■ **DIRECTIVE**
All lines below must be repeated exactly, with the pictures omitted.

■ **SOURCE MATERIAL**
══════

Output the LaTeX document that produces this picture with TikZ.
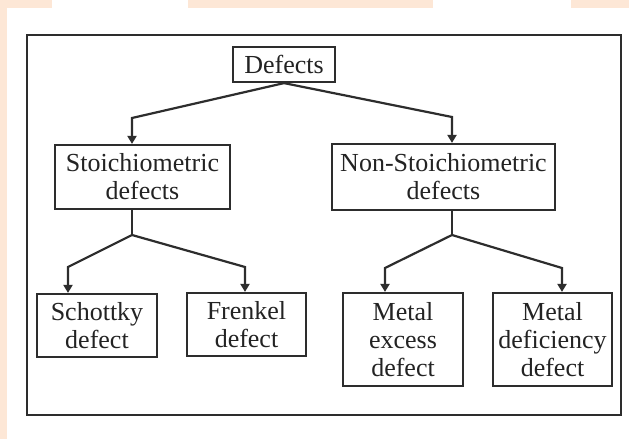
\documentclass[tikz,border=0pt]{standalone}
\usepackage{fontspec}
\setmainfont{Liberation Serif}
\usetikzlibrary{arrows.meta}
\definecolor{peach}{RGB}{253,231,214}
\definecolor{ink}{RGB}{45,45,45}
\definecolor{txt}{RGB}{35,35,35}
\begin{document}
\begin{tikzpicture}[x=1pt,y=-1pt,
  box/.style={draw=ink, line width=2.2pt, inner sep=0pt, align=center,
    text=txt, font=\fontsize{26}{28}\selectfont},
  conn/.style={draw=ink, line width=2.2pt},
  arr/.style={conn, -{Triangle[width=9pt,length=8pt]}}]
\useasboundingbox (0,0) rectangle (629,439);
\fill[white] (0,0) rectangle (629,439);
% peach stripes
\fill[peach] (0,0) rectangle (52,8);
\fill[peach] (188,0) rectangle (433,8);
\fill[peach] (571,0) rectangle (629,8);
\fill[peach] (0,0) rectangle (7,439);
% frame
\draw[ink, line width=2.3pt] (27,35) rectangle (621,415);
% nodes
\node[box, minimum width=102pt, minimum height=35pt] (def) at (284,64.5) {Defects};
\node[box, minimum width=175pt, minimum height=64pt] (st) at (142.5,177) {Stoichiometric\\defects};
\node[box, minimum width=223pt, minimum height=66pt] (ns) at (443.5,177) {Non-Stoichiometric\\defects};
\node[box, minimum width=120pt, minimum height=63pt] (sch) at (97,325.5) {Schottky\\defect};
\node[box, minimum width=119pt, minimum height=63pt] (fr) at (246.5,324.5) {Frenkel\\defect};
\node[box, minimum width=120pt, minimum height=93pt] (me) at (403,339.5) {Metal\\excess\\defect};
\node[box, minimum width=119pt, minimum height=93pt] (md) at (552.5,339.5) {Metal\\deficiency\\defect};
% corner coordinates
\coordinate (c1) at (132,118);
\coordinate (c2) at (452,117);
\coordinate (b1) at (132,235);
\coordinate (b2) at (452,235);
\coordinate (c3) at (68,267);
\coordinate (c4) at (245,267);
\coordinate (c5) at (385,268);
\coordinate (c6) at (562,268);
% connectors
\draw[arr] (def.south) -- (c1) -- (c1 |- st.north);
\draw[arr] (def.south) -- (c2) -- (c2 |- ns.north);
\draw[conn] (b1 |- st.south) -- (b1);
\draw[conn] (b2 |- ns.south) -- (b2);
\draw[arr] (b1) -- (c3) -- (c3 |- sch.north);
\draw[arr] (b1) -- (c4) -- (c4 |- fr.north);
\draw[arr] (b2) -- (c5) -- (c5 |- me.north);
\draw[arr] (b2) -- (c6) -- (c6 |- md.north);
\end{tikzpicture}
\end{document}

══════

■ **FULL RESPONSE**
Output the LaTeX document that produces this picture with TikZ.
\documentclass[tikz,border=0pt]{standalone}
\usepackage{fontspec}
\setmainfont{Liberation Serif}
\usetikzlibrary{arrows.meta}
\definecolor{peach}{RGB}{253,231,214}
\definecolor{ink}{RGB}{45,45,45}
\definecolor{txt}{RGB}{35,35,35}
\begin{document}
\begin{tikzpicture}[x=1pt,y=-1pt,
  box/.style={draw=ink, line width=2.2pt, inner sep=0pt, align=center,
    text=txt, font=\fontsize{26}{28}\selectfont},
  conn/.style={draw=ink, line width=2.2pt},
  arr/.style={conn, -{Triangle[width=9pt,length=8pt]}}]
\useasboundingbox (0,0) rectangle (629,439);
\fill[white] (0,0) rectangle (629,439);
% peach stripes
\fill[peach] (0,0) rectangle (52,8);
\fill[peach] (188,0) rectangle (433,8);
\fill[peach] (571,0) rectangle (629,8);
\fill[peach] (0,0) rectangle (7,439);
% frame
\draw[ink, line width=2.3pt] (27,35) rectangle (621,415);
% nodes
\node[box, minimum width=102pt, minimum height=35pt] (def) at (284,64.5) {Defects};
\node[box, minimum width=175pt, minimum height=64pt] (st) at (142.5,177) {Stoichiometric\\defects};
\node[box, minimum width=223pt, minimum height=66pt] (ns) at (443.5,177) {Non-Stoichiometric\\defects};
\node[box, minimum width=120pt, minimum height=63pt] (sch) at (97,325.5) {Schottky\\defect};
\node[box, minimum width=119pt, minimum height=63pt] (fr) at (246.5,324.5) {Frenkel\\defect};
\node[box, minimum width=120pt, minimum height=93pt] (me) at (403,339.5) {Metal\\excess\\defect};
\node[box, minimum width=119pt, minimum height=93pt] (md) at (552.5,339.5) {Metal\\deficiency\\defect};
% corner coordinates
\coordinate (c1) at (132,118);
\coordinate (c2) at (452,117);
\coordinate (b1) at (132,235);
\coordinate (b2) at (452,235);
\coordinate (c3) at (68,267);
\coordinate (c4) at (245,267);
\coordinate (c5) at (385,268);
\coordinate (c6) at (562,268);
% connectors
\draw[arr] (def.south) -- (c1) -- (c1 |- st.north);
\draw[arr] (def.south) -- (c2) -- (c2 |- ns.north);
\draw[conn] (b1 |- st.south) -- (b1);
\draw[conn] (b2 |- ns.south) -- (b2);
\draw[arr] (b1) -- (c3) -- (c3 |- sch.north);
\draw[arr] (b1) -- (c4) -- (c4 |- fr.north);
\draw[arr] (b2) -- (c5) -- (c5 |- me.north);
\draw[arr] (b2) -- (c6) -- (c6 |- md.north);
\end{tikzpicture}
\end{document}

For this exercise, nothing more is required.